President Trump is set to reveal the outlines of a tax reform plan Wednesday. The country will be improved if Mr. Trump leads the way toward lower rates, fewer loopholes and a simpler code. Where the plan could go dangerously astray is if the administration bases it on wishful thinking — specifically, that tax-cutting will pay for itself.
Specifics have been sketchy in the run-up to Wednesday’s announcement, in part because administration officials appear to be of different minds. But a few details emerged early in the week. The Wall Street Journal reported that Mr. Trump wants to reduce the corporate tax rate from 35 percent to 15 percent and the top tax rate on so-called pass-through companies from 39.6 percent also to 15 percent. According to the nonpartisan Tax Policy Center, slashing the corporate rate by such a large amount would reduce revenue by $2.4 trillion over a decade, which is half of everything the government will spend in fiscal 2017. Cutting the tax on pass-throughs, meanwhile, would boost tax avoidance by encouraging people to take wages in the form of lower-taxed pass-through income.
There are several honest ways out of the resulting budget hole: end or limit tax breaks such as the mortgage-interest deduction; raise the rates of other taxes; cut spending; or some combination. The dishonest way is to pretend the hole is shallower than the experts predict it will be — or even that the hole does not exist. That was the approach Treasury Secretary Steven Mnuchin appeared to be taking last Thursday. “The plan will pay for itself with growth,” Mr. Mnuchin said, claiming that the Trump economic program could goose the economy so much that the government would recoup nearly $2 trillion over 10 years. He may be preparing some limits on deductions, but not nearly enough.
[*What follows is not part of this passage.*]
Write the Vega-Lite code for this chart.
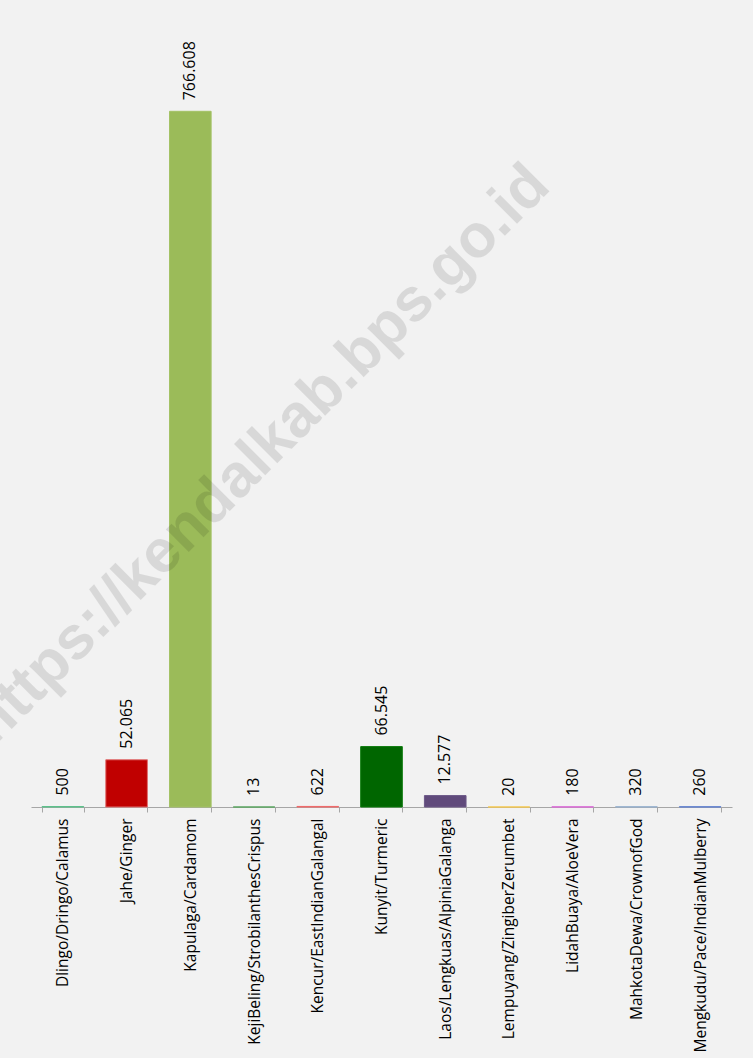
{
  "$schema": "https://vega.github.io/schema/vega-lite/v6.json",
  "width": 701,
  "height": 726,
  "autosize": {"type": "none"},
  "padding": {"left": 31, "top": 81, "right": 21, "bottom": 251},
  "background": "#f2f2f2",
  "config": {
    "view": {"stroke": null},
    "locale": {"number": {"decimal": ",", "thousands": ".", "grouping": [3], "currency": ["Rp", ""]}}
  },
  "datasets": {
    "main": [
      {"cat": "Dlingo/Dringo/Calamus", "value": 500},
      {"cat": "Jahe/Ginger", "value": 52065},
      {"cat": "Kapulaga/Cardamom", "value": 766608},
      {"cat": "KejiBeling/StrobilanthesCrispus", "value": 13},
      {"cat": "Kencur/EastIndianGalangal", "value": 622},
      {"cat": "Kunyit/Turmeric", "value": 66545},
      {"cat": "Laos/Lengkuas/AlpiniaGalanga", "value": 12577},
      {"cat": "Lempuyang/ZingiberZerumbet", "value": 20},
      {"cat": "LidahBuaya/AloeVera", "value": 180},
      {"cat": "MahkotaDewa/CrownofGod", "value": 320},
      {"cat": "Mengkudu/Pace/IndianMulberry", "value": 260}
    ],
    "wm": [
      {"cat": "KejiBeling/StrobilanthesCrispus", "value": 353000, "text": "https://kendalkab.bps.go.id"}
    ]
  },
  "encoding": {
    "x": {
      "field": "cat",
      "type": "nominal",
      "sort": null,
      "scale": {
        "domain": ["Dlingo/Dringo/Calamus", "Jahe/Ginger", "Kapulaga/Cardamom", "KejiBeling/StrobilanthesCrispus", "Kencur/EastIndianGalangal", "Kunyit/Turmeric", "Laos/Lengkuas/AlpiniaGalanga", "Lempuyang/ZingiberZerumbet", "LidahBuaya/AloeVera", "MahkotaDewa/CrownofGod", "Mengkudu/Pace/IndianMulberry"],
        "paddingInner": 0.347,
        "paddingOuter": 0.1735
      },
      "axis": {
        "title": null,
        "labelAngle": -90,
        "labelAlign": "right",
        "labelBaseline": "middle",
        "labelFont": "Open Sans",
        "labelFontSize": 15.5,
        "labelColor": "#000000",
        "labelPadding": 6,
        "labelLimit": 400,
        "tickSize": 5,
        "tickColor": "#a6a6a6",
        "domainColor": "#a6a6a6",
        "tickBand": "extent",
        "grid": false
      }
    },
    "y": {
      "field": "value",
      "type": "quantitative",
      "scale": {"domain": [0, 800000], "nice": false, "zero": true},
      "axis": null
    }
  },
  "layer": [
    {
      "data": {"name": "main"},
      "mark": {"type": "bar", "strokeWidth": 1},
      "encoding": {
        "fill": {
          "field": "cat",
          "type": "nominal",
          "legend": null,
          "scale": {
            "domain": ["Dlingo/Dringo/Calamus", "Jahe/Ginger", "Kapulaga/Cardamom", "KejiBeling/StrobilanthesCrispus", "Kencur/EastIndianGalangal", "Kunyit/Turmeric", "Laos/Lengkuas/AlpiniaGalanga", "Lempuyang/ZingiberZerumbet", "LidahBuaya/AloeVera", "MahkotaDewa/CrownofGod", "Mengkudu/Pace/IndianMulberry"],
            "range": ["#4fb77e", "#c00000", "#9bbb59", "#4f9a55", "#f05858", "#006600", "#604a7b", "#f2c244", "#d45cd0", "#8ea8c8", "#5577c8"]
          }
        },
        "stroke": {
          "field": "cat",
          "type": "nominal",
          "legend": null,
          "scale": {
            "domain": ["Dlingo/Dringo/Calamus", "Jahe/Ginger", "Kapulaga/Cardamom", "KejiBeling/StrobilanthesCrispus", "Kencur/EastIndianGalangal", "Kunyit/Turmeric", "Laos/Lengkuas/AlpiniaGalanga", "Lempuyang/ZingiberZerumbet", "LidahBuaya/AloeVera", "MahkotaDewa/CrownofGod", "Mengkudu/Pace/IndianMulberry"],
            "range": ["#5cc08a", "#e07070", "#a4c266", "#5aa560", "#f06868", "#0a7a0a", "#6c5888", "#f5c850", "#dc6cd8", "#98b2d0", "#6080d0"]
          }
        }
      }
    },
    {
      "data": {"name": "main"},
      "mark": {
        "type": "text",
        "angle": 270,
        "align": "left",
        "baseline": "middle",
        "dx": 11,
        "font": "Open Sans",
        "fontSize": 16,
        "color": "#000000"
      },
      "encoding": {
        "text": {"field": "value", "type": "quantitative", "format": ",d"}
      }
    },
    {
      "data": {"name": "wm"},
      "mark": {
        "type": "text",
        "angle": 315,
        "align": "center",
        "baseline": "alphabetic",
        "dx": 27,
        "font": "Liberation Sans",
        "fontWeight": "bold",
        "fontSize": 61,
        "color": "#000000",
        "opacity": 0.1
      },
      "encoding": {
        "text": {"field": "text", "type": "nominal"}
      }
    }
  ]
}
This is magical thinking. Of course cutting taxes or increasing federal spending affects the economy, but experience shows that tax cuts are almost never self-financing. If the Trump administration used optimistic economic growth assumptions to justify a deficit-enhancing tax cut, “I would start drinking earlier every day,” leading GOP economist Douglas Holtz-Eakin told The Post’s Damian Paletta and Max Ehrenfreund.
There is another dishonest way to ignore the budget arithmetic: pretend the hole doesn’t matter. The Journal reported that Mr. Trump may be taking this approach, ordering his staff to stick to the 15 percent corporate tax goal even if it would expand deficits. In fact, a deficit-raising tax cut would eventually harm economic growth by driving up government debt. As the population ages, the country is already on track to borrow more and squeeze spending for everything except interest on the debt, pensions and health care: national parks, the FBI, defense, schools and more. It would be the height of imprudence to worsen the problem, whether based on phony math or sheer heedlessness.
For eight years, Republicans mercilessly attacked President Barack Obama for doing too little to cut federal deficits. Will they really turn around now and approve a budget-busting tax cut?